>> BEGIN
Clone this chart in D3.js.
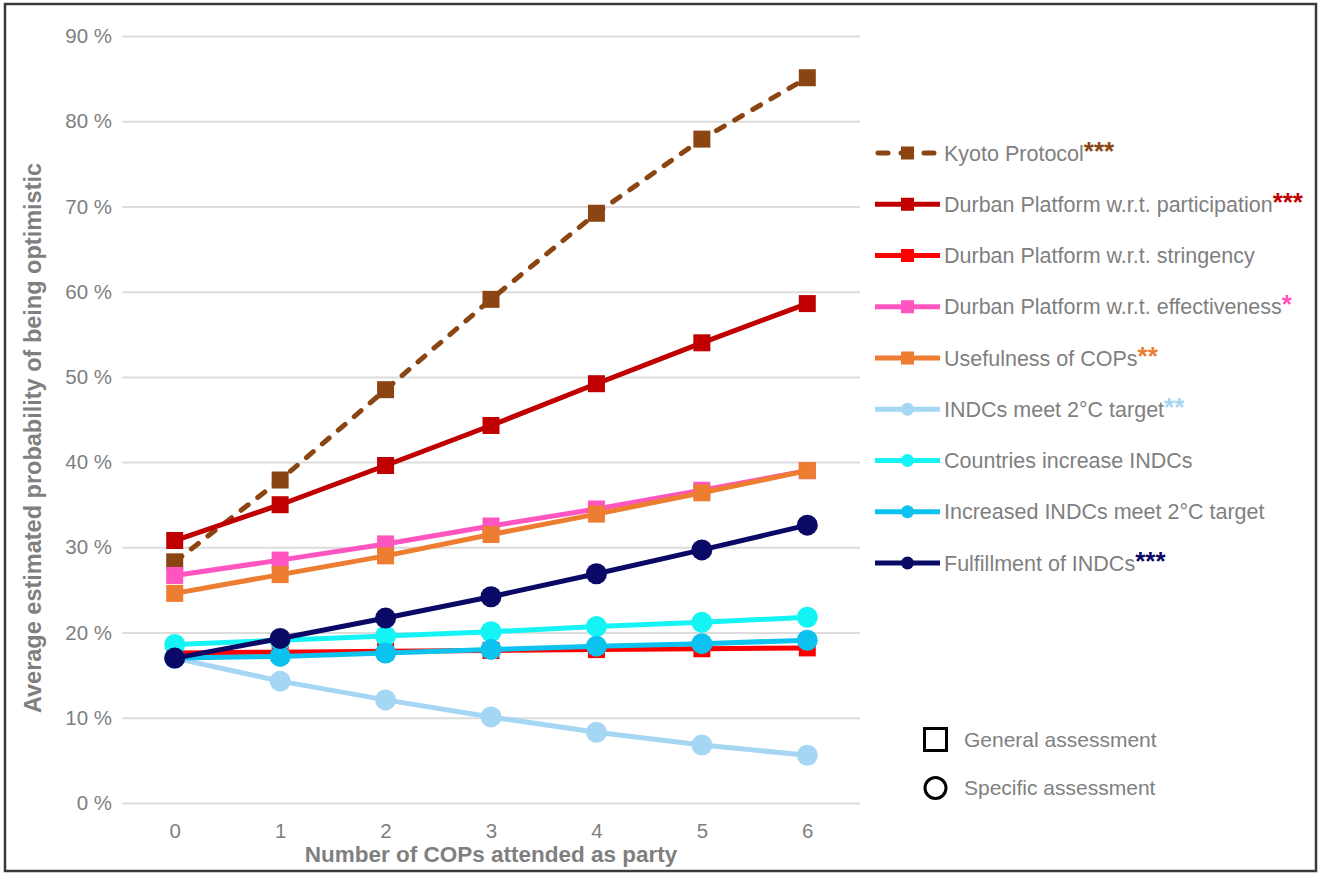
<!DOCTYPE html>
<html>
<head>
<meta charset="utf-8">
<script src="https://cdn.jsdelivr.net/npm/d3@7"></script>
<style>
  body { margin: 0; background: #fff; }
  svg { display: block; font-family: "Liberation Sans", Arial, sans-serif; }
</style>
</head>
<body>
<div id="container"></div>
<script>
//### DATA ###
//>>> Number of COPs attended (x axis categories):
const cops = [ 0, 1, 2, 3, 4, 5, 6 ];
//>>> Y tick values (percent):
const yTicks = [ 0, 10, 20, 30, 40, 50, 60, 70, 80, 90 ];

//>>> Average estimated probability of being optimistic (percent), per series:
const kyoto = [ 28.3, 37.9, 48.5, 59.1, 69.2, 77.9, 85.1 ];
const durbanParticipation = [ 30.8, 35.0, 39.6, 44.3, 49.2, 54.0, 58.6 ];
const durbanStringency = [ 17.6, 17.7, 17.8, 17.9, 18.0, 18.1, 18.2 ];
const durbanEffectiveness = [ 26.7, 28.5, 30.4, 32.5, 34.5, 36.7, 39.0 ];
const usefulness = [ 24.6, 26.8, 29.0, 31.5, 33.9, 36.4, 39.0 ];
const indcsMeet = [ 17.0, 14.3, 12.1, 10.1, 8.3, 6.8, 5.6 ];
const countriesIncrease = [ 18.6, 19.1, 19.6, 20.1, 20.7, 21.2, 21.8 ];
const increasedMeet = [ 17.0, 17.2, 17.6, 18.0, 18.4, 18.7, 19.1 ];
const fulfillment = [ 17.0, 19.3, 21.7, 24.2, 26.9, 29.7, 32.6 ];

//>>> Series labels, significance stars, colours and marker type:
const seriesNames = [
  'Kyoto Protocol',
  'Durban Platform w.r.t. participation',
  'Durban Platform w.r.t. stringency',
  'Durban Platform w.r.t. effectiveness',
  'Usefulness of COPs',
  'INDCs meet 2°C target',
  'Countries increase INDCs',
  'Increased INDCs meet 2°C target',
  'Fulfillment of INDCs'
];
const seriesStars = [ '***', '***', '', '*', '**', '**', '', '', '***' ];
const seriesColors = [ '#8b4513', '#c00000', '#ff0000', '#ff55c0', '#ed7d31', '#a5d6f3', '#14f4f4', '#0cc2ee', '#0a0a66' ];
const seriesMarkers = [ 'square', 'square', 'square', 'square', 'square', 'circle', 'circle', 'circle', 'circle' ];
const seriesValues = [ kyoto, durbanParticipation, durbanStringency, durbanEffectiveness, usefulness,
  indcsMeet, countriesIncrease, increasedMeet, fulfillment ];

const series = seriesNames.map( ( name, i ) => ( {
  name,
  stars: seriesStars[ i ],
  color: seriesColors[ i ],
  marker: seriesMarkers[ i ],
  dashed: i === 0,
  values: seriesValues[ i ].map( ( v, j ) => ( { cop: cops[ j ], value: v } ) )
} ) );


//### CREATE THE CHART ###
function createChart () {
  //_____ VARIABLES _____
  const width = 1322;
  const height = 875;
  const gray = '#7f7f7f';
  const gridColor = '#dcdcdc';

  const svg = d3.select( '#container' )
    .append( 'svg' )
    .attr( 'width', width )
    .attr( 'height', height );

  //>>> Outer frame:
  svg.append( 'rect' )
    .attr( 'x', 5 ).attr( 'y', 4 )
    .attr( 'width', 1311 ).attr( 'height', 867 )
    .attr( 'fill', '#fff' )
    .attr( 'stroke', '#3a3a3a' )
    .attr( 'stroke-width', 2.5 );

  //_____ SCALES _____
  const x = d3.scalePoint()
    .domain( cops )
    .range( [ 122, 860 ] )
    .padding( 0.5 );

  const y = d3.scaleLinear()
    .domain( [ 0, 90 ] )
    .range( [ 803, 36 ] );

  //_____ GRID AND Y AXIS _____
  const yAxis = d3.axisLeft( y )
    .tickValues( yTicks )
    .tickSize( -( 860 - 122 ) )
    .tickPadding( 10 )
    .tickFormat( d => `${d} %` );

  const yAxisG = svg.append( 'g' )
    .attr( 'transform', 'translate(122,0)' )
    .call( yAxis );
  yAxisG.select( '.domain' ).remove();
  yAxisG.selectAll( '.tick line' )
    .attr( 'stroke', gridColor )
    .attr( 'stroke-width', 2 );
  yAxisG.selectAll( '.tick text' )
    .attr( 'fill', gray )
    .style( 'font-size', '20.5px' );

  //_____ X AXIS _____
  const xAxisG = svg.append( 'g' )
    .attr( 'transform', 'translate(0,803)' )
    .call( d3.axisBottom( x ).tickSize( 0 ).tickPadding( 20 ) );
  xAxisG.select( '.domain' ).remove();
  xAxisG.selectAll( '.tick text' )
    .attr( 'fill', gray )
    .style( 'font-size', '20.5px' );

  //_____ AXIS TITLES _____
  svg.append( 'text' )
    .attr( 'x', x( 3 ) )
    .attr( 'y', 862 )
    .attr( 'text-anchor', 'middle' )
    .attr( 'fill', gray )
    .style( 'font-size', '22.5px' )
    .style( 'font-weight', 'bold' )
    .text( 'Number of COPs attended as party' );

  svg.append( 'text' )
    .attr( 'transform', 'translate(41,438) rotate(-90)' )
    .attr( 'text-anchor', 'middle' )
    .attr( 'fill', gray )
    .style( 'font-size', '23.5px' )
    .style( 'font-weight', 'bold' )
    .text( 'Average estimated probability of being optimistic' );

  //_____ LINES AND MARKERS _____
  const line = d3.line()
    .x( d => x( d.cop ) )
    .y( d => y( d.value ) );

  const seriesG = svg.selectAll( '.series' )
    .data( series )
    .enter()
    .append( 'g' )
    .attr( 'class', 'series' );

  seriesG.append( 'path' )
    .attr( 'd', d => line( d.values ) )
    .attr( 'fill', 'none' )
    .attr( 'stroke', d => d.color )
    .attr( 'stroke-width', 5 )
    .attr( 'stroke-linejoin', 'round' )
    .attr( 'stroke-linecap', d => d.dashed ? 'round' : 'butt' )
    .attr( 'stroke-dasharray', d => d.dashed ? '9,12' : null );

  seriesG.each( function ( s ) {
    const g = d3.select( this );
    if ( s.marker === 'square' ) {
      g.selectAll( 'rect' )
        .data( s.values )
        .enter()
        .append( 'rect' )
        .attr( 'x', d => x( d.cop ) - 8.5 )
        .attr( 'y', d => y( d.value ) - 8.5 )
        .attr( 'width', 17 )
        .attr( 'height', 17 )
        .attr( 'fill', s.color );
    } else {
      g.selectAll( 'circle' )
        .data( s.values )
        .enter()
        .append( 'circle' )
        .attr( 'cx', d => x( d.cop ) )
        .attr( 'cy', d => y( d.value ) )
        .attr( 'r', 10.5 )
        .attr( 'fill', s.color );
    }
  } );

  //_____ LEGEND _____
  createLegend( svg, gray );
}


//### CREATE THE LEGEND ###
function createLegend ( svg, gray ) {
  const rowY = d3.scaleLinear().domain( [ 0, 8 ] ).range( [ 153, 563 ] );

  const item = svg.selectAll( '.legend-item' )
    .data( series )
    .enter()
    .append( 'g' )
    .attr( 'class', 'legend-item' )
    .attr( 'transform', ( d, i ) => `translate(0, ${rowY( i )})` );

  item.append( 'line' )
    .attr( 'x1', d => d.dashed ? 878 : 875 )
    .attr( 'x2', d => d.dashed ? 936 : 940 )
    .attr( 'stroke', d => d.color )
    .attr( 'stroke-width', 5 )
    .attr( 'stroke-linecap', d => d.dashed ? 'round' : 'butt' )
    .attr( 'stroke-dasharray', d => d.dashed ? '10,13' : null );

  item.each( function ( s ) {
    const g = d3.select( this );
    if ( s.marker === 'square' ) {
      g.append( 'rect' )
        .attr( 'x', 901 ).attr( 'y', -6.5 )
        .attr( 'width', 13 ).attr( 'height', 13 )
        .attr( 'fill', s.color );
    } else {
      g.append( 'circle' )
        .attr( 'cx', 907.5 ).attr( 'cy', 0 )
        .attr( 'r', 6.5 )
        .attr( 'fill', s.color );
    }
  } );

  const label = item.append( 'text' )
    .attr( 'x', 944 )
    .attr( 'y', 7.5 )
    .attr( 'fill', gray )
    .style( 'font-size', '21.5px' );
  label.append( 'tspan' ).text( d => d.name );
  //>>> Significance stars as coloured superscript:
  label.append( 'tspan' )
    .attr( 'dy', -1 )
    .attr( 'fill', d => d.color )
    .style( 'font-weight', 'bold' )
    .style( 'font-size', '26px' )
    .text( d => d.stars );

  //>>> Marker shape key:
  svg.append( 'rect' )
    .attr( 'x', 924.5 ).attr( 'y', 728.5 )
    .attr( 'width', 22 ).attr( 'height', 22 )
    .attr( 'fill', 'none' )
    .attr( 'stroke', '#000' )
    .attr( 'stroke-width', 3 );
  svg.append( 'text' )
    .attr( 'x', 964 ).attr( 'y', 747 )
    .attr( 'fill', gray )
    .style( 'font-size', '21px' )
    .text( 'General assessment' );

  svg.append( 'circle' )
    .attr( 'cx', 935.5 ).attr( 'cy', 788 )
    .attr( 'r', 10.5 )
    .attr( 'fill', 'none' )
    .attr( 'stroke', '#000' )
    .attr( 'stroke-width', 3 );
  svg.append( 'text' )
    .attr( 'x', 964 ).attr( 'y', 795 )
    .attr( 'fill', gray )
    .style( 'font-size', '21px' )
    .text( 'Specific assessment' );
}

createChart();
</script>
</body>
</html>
>> END
> Problem to solve
From the first line of the material down to the line containing "const fulfillment = [ 17.0, 19.3, 21.7, 24.2, 26.9, 29.7, 32.6", inclusive, return each line exactly, skipping any picture.

> Exercise response
Clone this chart in D3.js.
<!DOCTYPE html>
<html>
<head>
<meta charset="utf-8">
<script src="https://cdn.jsdelivr.net/npm/d3@7"></script>
<style>
  body { margin: 0; background: #fff; }
  svg { display: block; font-family: "Liberation Sans", Arial, sans-serif; }
</style>
</head>
<body>
<div id="container"></div>
<script>
//### DATA ###
//>>> Number of COPs attended (x axis categories):
const cops = [ 0, 1, 2, 3, 4, 5, 6 ];
//>>> Y tick values (percent):
const yTicks = [ 0, 10, 20, 30, 40, 50, 60, 70, 80, 90 ];

//>>> Average estimated probability of being optimistic (percent), per series:
const kyoto = [ 28.3, 37.9, 48.5, 59.1, 69.2, 77.9, 85.1 ];
const durbanParticipation = [ 30.8, 35.0, 39.6, 44.3, 49.2, 54.0, 58.6 ];
const durbanStringency = [ 17.6, 17.7, 17.8, 17.9, 18.0, 18.1, 18.2 ];
const durbanEffectiveness = [ 26.7, 28.5, 30.4, 32.5, 34.5, 36.7, 39.0 ];
const usefulness = [ 24.6, 26.8, 29.0, 31.5, 33.9, 36.4, 39.0 ];
const indcsMeet = [ 17.0, 14.3, 12.1, 10.1, 8.3, 6.8, 5.6 ];
const countriesIncrease = [ 18.6, 19.1, 19.6, 20.1, 20.7, 21.2, 21.8 ];
const increasedMeet = [ 17.0, 17.2, 17.6, 18.0, 18.4, 18.7, 19.1 ];
const fulfillment = [ 17.0, 19.3, 21.7, 24.2, 26.9, 29.7, 32.6 ];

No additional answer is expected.